Me duché, me conecté al wi-fi y cené en la terraza con unas vistas
espectaculares al fort Megaraht. Allí había un empleado del hostel
que estaba viendo un partido de cricket, deporte nacional, en la TV.
Me ofreció para cenar unas tortillas con tostadas y ¡una cerveza!

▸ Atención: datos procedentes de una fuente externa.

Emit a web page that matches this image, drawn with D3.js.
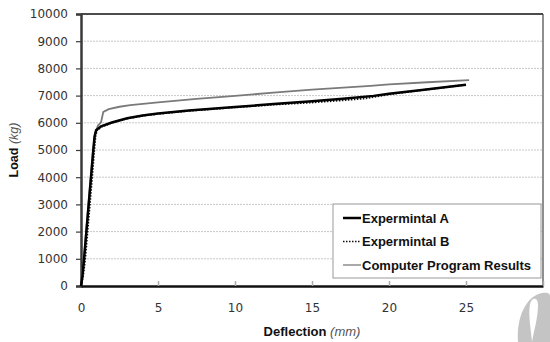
<!DOCTYPE html>
<html><head><meta charset="utf-8">
<script src="https://cdn.jsdelivr.net/npm/d3@7"></script>
<style>body{margin:0;background:#fff}svg{display:block}</style>
</head><body><svg id="c" width="550" height="342"></svg>
<script>
const xTicks = [0,5,10,15,20,25,30];
const yTicks = [0,1000,2000,3000,4000,5000,6000,7000,8000,9000,10000];
const seriesNames = ["Expermintal A","Expermintal B","Computer Program Results"];
const expA = [[0,0],[0.1,400],[0.2,1000],[0.35,2000],[0.5,3000],[0.65,4000],[0.8,5000],[0.88,5500],[0.98,5730],[1.3,5870],[2,6010],[3,6170],[4,6270],[5,6340],[7,6450],[10,6580],[12.5,6690],[15,6790],[17,6880],[19,6990],[20,7070],[22,7200],[25,7400]];
const expB = [[0,0],[0.13,350],[0.27,1000],[0.42,2000],[0.57,3000],[0.72,4000],[0.86,5000],[0.94,5500],[1.03,5720],[1.35,5860],[2,6000],[3,6160],[4,6260],[5,6330],[7,6440],[10,6570],[12.5,6670],[15,6750],[17,6830],[18.5,6900],[20,7050],[22,7190],[24.8,7390]];
const comp = [[0,0],[0.08,500],[0.18,1000],[0.33,2000],[0.48,3000],[0.63,4000],[0.78,5000],[0.92,5600],[1.1,5900],[1.3,6020],[1.45,6400],[1.8,6500],[2.5,6590],[3.2,6650],[5,6750],[7.5,6880],[10,6990],[12.5,7110],[15,7220],[18.8,7360],[20,7410],[22.5,7490],[25.2,7570]];

const svg = d3.select("#c");
const x = d3.scaleLinear().domain([0,30]).range([81,543]);
const y = d3.scaleLinear().domain([0,10000]).range([286,14]);
const tickFont = "DejaVu Sans, Verdana, sans-serif";

// gridlines
svg.append("g").selectAll("line").data(yTicks.filter(d=>d>0 && d<10000)).join("line")
  .attr("x1",x(0)).attr("x2",x(30)).attr("y1",d=>y(d)).attr("y2",d=>y(d))
  .attr("stroke","#c8c8c8").attr("stroke-width",1).attr("stroke-dasharray","2,1");

// top & right border
svg.append("line").attr("x1",x(0)).attr("x2",x(30)).attr("y1",y(10000)).attr("y2",y(10000)).attr("stroke","#111").attr("stroke-width",1.5);
svg.append("line").attr("x1",x(30)).attr("x2",x(30)).attr("y1",y(10000)).attr("y2",y(0)).attr("stroke","#444").attr("stroke-width",1.2);

// y axis
const yAxis = svg.append("g").attr("transform",`translate(${x(0)},0)`)
  .call(d3.axisLeft(y).tickValues(yTicks).tickSize(5).tickPadding(8).tickFormat(d3.format("d")));
yAxis.select(".domain").attr("stroke","#3a3a3a").attr("stroke-width",2.5);
yAxis.selectAll(".tick line").attr("stroke","#3a3a3a").attr("stroke-width",1.2);
yAxis.selectAll("text").attr("font-family",tickFont).attr("font-size",12).attr("fill","#333");

// x axis
const xAxis = svg.append("g").attr("transform",`translate(0,${y(0)})`)
  .call(d3.axisBottom(x).tickValues(xTicks).tickSizeInner(-5).tickSizeOuter(0).tickPadding(17));
xAxis.select(".domain").attr("stroke","#111").attr("stroke-width",2.5);
xAxis.selectAll(".tick line").attr("stroke","#aaa").attr("stroke-width",1.5);
xAxis.selectAll("text").attr("font-family",tickFont).attr("font-size",12).attr("fill","#333");

// lines
const line = d3.line().x(d=>x(d[0])).y(d=>y(d[1]));
svg.append("path").datum(comp).attr("d",line).attr("fill","none").attr("stroke","#7a7a7a").attr("stroke-width",1.8);
svg.append("path").datum(expB).attr("d",line).attr("fill","none").attr("stroke","#111").attr("stroke-width",2).attr("stroke-dasharray","1.5,1.5");
svg.append("path").datum(expA).attr("d",line).attr("fill","none").attr("stroke","#000").attr("stroke-width",2.5);

// axis titles
const xt = svg.append("text").attr("x",312).attr("y",336).attr("text-anchor","middle")
  .attr("font-family","Liberation Sans, Arial, sans-serif").attr("font-size",13);
xt.append("tspan").attr("font-weight","bold").attr("fill","#111").text("Deflection ");
xt.append("tspan").attr("font-style","italic").attr("fill","#555").text("(mm)");
const yt = svg.append("text").attr("transform","translate(18,150) rotate(-90)").attr("text-anchor","middle")
  .attr("font-family","Liberation Sans, Arial, sans-serif").attr("font-size",12.5);
yt.append("tspan").attr("font-weight","bold").attr("fill","#111").text("Load ");
yt.append("tspan").attr("font-style","italic").attr("fill","#555").text("(kg)");

// legend
const lg = svg.append("g");
lg.append("rect").attr("x",333).attr("y",204).attr("width",208).attr("height",74)
  .attr("fill","#fff").attr("stroke","#999").attr("stroke-width",1);
const styles = [
  {stroke:"#000",w:2.5,dash:null},
  {stroke:"#111",w:1.5,dash:"1.5,1.5"},
  {stroke:"#7a7a7a",w:1.3,dash:null}
];
seriesNames.forEach((n,i)=>{
  const cy = 218 + i*23.5;
  lg.append("line").attr("x1",343).attr("x2",361).attr("y1",cy).attr("y2",cy)
    .attr("stroke",styles[i].stroke).attr("stroke-width",styles[i].w).attr("stroke-dasharray",styles[i].dash);
  lg.append("text").attr("x",362).attr("y",cy+4.5).attr("font-family","Liberation Sans, Arial, sans-serif")
    .attr("font-weight","bold").attr("font-size",13).attr("fill","#111").text(n);
});

// watermark
const wm = svg.append("g");
wm.append("path").attr("d","M518,342 C516,318 526,296 542,293 C548,292 550,294 550,296 L550,342 Z").attr("fill","#c4c4c4");
wm.append("path").attr("d","M532,342 C531,330 528,314 530,304 C532,297 538,297 538,305 C538,318 534,330 532,342 Z").attr("fill","#fff");
</script></body></html>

que completé lo que llevaba de comida. No le pregunté el precio,
aun sabiendo que no sería barata, pero la ocasión y el sitio lo
merecía.
Al
día siguiente, como de costumbre, me desperté antes de que sonara
el despertador, pasadas las 7, aunque me quedé en la cama un rato. Y
hasta las 8,30 h (cuando empezaban a servir el desayuno) hice un poco
de yoga, meditación y el habitual aseo personal. Tras el desayuno,
el sol calentaba con fuerza y con la mochila preparada me encaminé a
visitar el impresionante Fort Mehrangarh, un castillo de piedra
rojiza. La joya más preciada de Jodpuhr, sin duda alguna. Antes de
dejar el hostel, le dije al chico de recepción si conocía un sitio
donde cambiar dinero. Llamó por teléfono y a continuación me
preguntó lo que quería cambiar (esto creo que ya me lo había
preguntado antes). El cambio estaba a 79,5 rupias igual a 1 €.

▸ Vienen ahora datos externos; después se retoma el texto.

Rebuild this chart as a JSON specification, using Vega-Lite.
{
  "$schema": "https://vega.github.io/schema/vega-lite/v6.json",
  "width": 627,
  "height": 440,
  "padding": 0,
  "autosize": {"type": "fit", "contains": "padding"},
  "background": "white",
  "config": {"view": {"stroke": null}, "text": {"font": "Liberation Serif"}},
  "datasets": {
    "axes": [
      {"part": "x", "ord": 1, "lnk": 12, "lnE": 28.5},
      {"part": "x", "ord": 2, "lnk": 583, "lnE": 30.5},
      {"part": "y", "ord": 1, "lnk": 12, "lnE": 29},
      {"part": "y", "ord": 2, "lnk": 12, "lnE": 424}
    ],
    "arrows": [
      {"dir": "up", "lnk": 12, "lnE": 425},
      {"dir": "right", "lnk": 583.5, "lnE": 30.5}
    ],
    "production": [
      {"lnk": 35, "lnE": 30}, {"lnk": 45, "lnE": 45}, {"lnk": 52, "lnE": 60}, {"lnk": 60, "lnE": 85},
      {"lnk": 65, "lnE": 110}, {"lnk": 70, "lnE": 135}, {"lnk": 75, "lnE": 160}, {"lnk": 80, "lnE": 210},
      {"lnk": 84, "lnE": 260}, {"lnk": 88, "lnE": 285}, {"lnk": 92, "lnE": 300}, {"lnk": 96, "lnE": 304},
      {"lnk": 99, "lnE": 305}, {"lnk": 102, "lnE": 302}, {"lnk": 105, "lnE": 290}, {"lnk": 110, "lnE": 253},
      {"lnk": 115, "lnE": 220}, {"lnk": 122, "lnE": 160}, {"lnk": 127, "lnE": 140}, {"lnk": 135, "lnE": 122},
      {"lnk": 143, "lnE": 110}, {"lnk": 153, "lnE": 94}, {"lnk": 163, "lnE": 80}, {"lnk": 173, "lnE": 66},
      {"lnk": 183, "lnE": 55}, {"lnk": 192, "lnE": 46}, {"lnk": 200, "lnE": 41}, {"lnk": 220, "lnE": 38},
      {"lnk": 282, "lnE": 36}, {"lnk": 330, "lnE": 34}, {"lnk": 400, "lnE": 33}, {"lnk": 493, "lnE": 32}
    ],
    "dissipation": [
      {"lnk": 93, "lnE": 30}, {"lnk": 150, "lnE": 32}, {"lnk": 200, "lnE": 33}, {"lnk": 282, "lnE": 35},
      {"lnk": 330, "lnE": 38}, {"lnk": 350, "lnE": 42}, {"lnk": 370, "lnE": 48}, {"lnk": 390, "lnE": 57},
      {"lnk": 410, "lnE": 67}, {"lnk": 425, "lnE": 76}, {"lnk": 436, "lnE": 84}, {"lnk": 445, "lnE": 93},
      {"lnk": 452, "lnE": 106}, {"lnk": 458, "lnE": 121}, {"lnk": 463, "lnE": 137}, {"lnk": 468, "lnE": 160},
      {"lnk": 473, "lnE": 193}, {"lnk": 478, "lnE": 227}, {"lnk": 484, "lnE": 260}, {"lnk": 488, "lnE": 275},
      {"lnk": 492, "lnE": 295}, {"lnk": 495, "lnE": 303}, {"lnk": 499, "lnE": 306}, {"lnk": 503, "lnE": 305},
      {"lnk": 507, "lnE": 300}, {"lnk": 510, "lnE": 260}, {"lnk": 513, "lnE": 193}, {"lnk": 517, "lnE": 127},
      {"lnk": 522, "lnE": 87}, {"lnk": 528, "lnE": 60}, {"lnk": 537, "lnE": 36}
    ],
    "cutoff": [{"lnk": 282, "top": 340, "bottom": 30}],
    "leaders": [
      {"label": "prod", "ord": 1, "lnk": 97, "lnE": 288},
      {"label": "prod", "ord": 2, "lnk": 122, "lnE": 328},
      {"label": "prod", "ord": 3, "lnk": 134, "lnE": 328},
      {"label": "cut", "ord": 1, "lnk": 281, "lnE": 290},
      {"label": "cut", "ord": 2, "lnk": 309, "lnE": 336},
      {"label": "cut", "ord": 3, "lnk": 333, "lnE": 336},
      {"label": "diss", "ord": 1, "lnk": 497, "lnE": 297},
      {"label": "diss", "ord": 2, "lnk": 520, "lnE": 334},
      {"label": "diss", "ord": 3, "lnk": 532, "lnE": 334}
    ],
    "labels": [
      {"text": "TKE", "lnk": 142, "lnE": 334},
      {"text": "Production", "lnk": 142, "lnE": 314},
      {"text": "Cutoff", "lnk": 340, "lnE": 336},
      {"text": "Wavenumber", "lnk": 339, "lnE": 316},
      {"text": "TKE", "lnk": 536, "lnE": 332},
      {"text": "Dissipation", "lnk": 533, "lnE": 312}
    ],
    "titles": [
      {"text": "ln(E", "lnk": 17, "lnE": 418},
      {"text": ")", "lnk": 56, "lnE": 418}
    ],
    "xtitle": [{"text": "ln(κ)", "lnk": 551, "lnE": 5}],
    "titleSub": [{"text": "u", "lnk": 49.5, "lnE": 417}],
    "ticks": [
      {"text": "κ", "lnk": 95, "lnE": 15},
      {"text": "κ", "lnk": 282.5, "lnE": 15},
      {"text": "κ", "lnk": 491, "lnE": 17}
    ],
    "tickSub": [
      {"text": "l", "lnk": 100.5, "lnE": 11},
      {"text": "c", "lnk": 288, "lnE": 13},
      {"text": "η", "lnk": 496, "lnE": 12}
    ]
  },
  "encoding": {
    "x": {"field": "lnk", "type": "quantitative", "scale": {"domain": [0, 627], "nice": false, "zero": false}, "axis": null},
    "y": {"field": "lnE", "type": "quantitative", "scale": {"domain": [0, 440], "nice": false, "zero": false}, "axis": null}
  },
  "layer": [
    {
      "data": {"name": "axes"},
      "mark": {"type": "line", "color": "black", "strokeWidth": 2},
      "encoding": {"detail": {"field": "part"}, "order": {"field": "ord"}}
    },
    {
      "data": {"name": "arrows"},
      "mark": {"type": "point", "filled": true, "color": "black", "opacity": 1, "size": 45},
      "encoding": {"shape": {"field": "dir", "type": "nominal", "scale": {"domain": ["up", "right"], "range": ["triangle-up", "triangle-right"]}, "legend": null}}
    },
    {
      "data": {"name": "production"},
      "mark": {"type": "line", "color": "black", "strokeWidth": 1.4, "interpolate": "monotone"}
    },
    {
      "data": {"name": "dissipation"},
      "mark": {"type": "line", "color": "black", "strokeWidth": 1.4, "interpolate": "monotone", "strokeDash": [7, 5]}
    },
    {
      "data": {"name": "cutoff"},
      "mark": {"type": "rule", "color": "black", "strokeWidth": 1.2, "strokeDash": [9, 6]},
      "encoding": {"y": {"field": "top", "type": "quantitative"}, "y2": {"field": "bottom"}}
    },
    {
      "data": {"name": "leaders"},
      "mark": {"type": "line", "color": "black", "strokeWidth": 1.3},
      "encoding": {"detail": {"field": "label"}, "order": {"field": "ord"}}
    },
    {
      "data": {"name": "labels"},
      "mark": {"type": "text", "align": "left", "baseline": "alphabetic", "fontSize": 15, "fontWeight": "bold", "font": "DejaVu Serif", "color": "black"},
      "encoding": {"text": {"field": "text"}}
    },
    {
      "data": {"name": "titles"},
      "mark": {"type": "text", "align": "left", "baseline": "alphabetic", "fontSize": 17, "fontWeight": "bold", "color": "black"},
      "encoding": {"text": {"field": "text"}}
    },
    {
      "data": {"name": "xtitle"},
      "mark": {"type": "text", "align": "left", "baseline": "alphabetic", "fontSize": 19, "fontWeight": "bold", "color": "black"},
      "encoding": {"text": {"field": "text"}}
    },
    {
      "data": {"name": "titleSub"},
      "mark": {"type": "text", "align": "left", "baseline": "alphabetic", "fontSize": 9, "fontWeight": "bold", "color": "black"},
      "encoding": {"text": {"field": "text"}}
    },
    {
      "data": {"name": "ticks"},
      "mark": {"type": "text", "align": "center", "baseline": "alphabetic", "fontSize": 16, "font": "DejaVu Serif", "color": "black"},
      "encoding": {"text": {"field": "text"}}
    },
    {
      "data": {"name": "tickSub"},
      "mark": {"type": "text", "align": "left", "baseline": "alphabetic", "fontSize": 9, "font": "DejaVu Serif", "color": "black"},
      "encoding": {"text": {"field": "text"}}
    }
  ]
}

Como no tenía tanto dinero para darme, se fue un momento para volver
al instante. Aún me quedaba suficiente para uno o dos días más,
pero, por si acaso, decidí solucionarlo antes. Más tranquilo por
este tema, me encaminé a la fortaleza por caminos angostos, donde se
sucedían callejuelas llenas de tiendas con otras con casas humildes.
Ninguna indicación, y en ese laberinto desistí del GPS del móvil.
Me
topé con unos niños con uniforme de algún colegio privado que me
preguntaron adónde iba y me orientaron. Cuando nos despedimos, uno
de ellos me pidió unas rupias, lo cual me desconcertó. Les pregunté
que si no tenían clase (eras las 11 de la mañana) y me respondieron
que ya habían acabado. ¿? Evidentemente no les dí nada. En primer
lugar, porque no lo necesitaban, y en segundo lugar, me dio la
sensación que les habían enseñado a pedir por cualquier cosa a un
turista foráneo y no por necesidad.
Las
rampas que conducían al Fuerte prometían ver algo grandioso. No es
de extrañar que su nombre significase majestuoso. Pasadas las
puertas de la fortaleza había una cafetería, donde me tomé un té.

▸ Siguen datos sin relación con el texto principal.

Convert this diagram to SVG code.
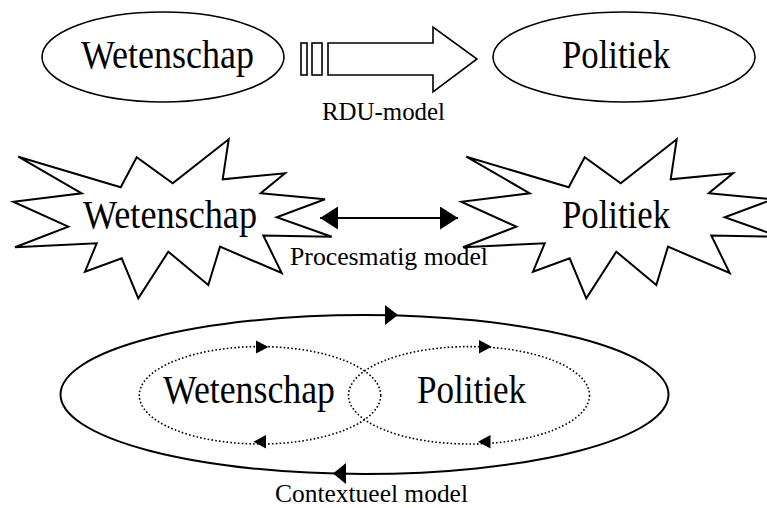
<svg xmlns="http://www.w3.org/2000/svg" width="767" height="508" viewBox="0 0 767 508">
<defs>
<style>
.big{font-family:"Liberation Serif","Times New Roman",serif;font-size:40px;fill:#000}
.lbl{font-family:"Liberation Serif","Times New Roman",serif;font-size:26px;fill:#000}
.shape{fill:#fff;stroke:#000;stroke-width:1.6}
.star{fill:#fff;stroke:#000;stroke-width:2;stroke-linejoin:miter}
.dot{fill:none;stroke:#000;stroke-width:1.6;stroke-dasharray:1.6 2.2}
.cyc{fill:none;stroke:#000;stroke-width:2}
.head{fill:#000;stroke:none}
</style>
<marker id="ah" viewBox="0 0 18 23" refX="18" refY="11.5" markerWidth="18" markerHeight="23" markerUnits="userSpaceOnUse" orient="auto-start-reverse">
<path d="M0,0 L18,11.5 L0,23 Z" fill="#000"/>
</marker>
<polygon id="starShape" points="18.3,156.7 120.7,187.3 136.7,157.3 172.7,183.3 228.7,139.3 222.7,179.3 285,173.3 260.7,193.3 325,199.3 276.7,217.3 331.7,236.7 263.3,235.5 281.7,273 220,246.7 208.3,285 168.3,251.7 138.3,298.3 121.7,258.3 85,271.7 96.7,243.3 15,247.3 68.3,226.7 13.3,201.7 81.7,193.3"/>
</defs>
<rect width="767" height="508" fill="#fff"/>

<!-- RDU model -->
<g id="rdu-wetenschap">
<ellipse class="shape" cx="163" cy="57" rx="121" ry="45"/>
<text class="big" x="81" y="68" textLength="173" lengthAdjust="spacingAndGlyphs">Wetenschap</text>
</g>
<g id="rdu-politiek">
<ellipse class="shape" cx="624" cy="57" rx="131" ry="45"/>
<text class="big" x="562" y="68" textLength="108" lengthAdjust="spacingAndGlyphs">Politiek</text>
</g>

<!-- Procesmatig model -->
<g id="proc-wetenschap">
<use href="#starShape" class="star"/>
<text class="big" x="83" y="228" textLength="174" lengthAdjust="spacingAndGlyphs">Wetenschap</text>
</g>
<g id="proc-politiek">
<use href="#starShape" class="star" transform="translate(448,0)"/>
<text class="big" x="562" y="228" textLength="108" lengthAdjust="spacingAndGlyphs">Politiek</text>
</g>

<!-- Contextueel model -->
<g id="ctx-context">
<ellipse class="cyc" cx="364.5" cy="394.5" rx="304" ry="79.5"/>
</g>
<g id="ctx-wetenschap">
<ellipse class="dot" cx="260" cy="395.3" rx="120.7" ry="48.7"/>
<text class="big" x="163" y="403" textLength="172" lengthAdjust="spacingAndGlyphs">Wetenschap</text>
</g>
<g id="ctx-politiek">
<ellipse class="dot" cx="469" cy="395.3" rx="120.5" ry="48.7"/>
<text class="big" x="417" y="403" textLength="109" lengthAdjust="spacingAndGlyphs">Politiek</text>
</g>

<g id="connectors">
<!-- RDU block arrow -->
<rect class="shape" x="301" y="43" width="6" height="32"/>
<rect class="shape" x="312" y="43" width="10" height="32"/>
<path class="shape" d="M328,43 H433 V27 L477,59 L433,92 V75 H328 Z"/>
<!-- double arrow -->
<line x1="320" y1="218" x2="458" y2="218" stroke="#000" stroke-width="2" marker-start="url(#ah)" marker-end="url(#ah)"/>
<!-- outer cycle arrowheads -->
<polygon class="head" points="385,305 398,315 385,325"/>
<polygon class="head" points="346,463 333,473.5 346,484"/>
<!-- inner cycle arrowheads -->
<polygon class="head" points="256,340.5 268.5,347 256,353.5"/>
<polygon class="head" points="266,435 253.5,441.7 266,448.4"/>
<polygon class="head" points="479,340 491.7,346.7 479,353.4"/>
<polygon class="head" points="490.5,435 478,441.7 490.5,448.4"/>
</g>

<g id="labels">
<text class="lbl" x="322" y="120" textLength="123" lengthAdjust="spacingAndGlyphs">RDU-model</text>
<text class="lbl" x="290" y="265" textLength="198" lengthAdjust="spacingAndGlyphs">Procesmatig model</text>
<text class="lbl" x="275" y="502" textLength="193" lengthAdjust="spacingAndGlyphs">Contextueel model</text>
</g>
</svg>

Una ardilla (o un animal parecido) se acercó a una mesa cercana,
donde hablaba una pareja joven de turistas y me entretuve haciendo
fotos al simpático animal.
La
entrada costaba 700 rupias con audioguía y cámara incluida (pues
habitualmente se paga un canon aparte). Unos 9 €., pero para los
locales el precio era tres veces menor. La voz de la audioguía para
mi sorpresa tenía un perfecto castellano de... ¡Argentina! Cuando
los marajás del lugar hacían sus declaraciones grabadas, el español
que se hablaba era propio de Burgos, es decir, sin acento alguno.
La
fortaleza había sido construida en el siglo XV por el fundador de la
ciudad el rao Jodha, del cual tomó su nombre y hasta principios del
siglo XX vivieron en él los majarajás. La visita se dividía en un
total de 33 paradas, atravesando patios, diversas salas, unas mas
lujosamente decoradas que otras, en las que se podían ver desde
palanquines, sillas para montar elefantes, armas, etc.
Desde
el castillo a lo lejos se podía ver un pequeño templo hindú,
Jaswant Thada, conocido como pequeño Taj, que recordaba, salvando
las distancias, al Taj Mahal por su mármol blanco. Y hacia allí
fui. Estaría a poco más un kilómetro, con lo que se podía ir
andando, pero eran pasadas la una del mediodía y hacía un sol de
justicia. Decidí coger un tuk compartido. Antes de entrar al templo,
había una cafetería, donde aproveché para comer algo. Había que
pagar un precio simbólico para acceder al recinto que rodeaba el
templo, el cual estaba al lado de un lago y a su derecha un coqueto
jardín, desde el cual se podía disfrutar de unas vistas perfectas
de la fortaleza. Después de visitar el templo sin mucho
detenimiento, no tenía demasiado interés, me tumbé en el césped
de los jardines para descansar un rato e hice algunas fotos.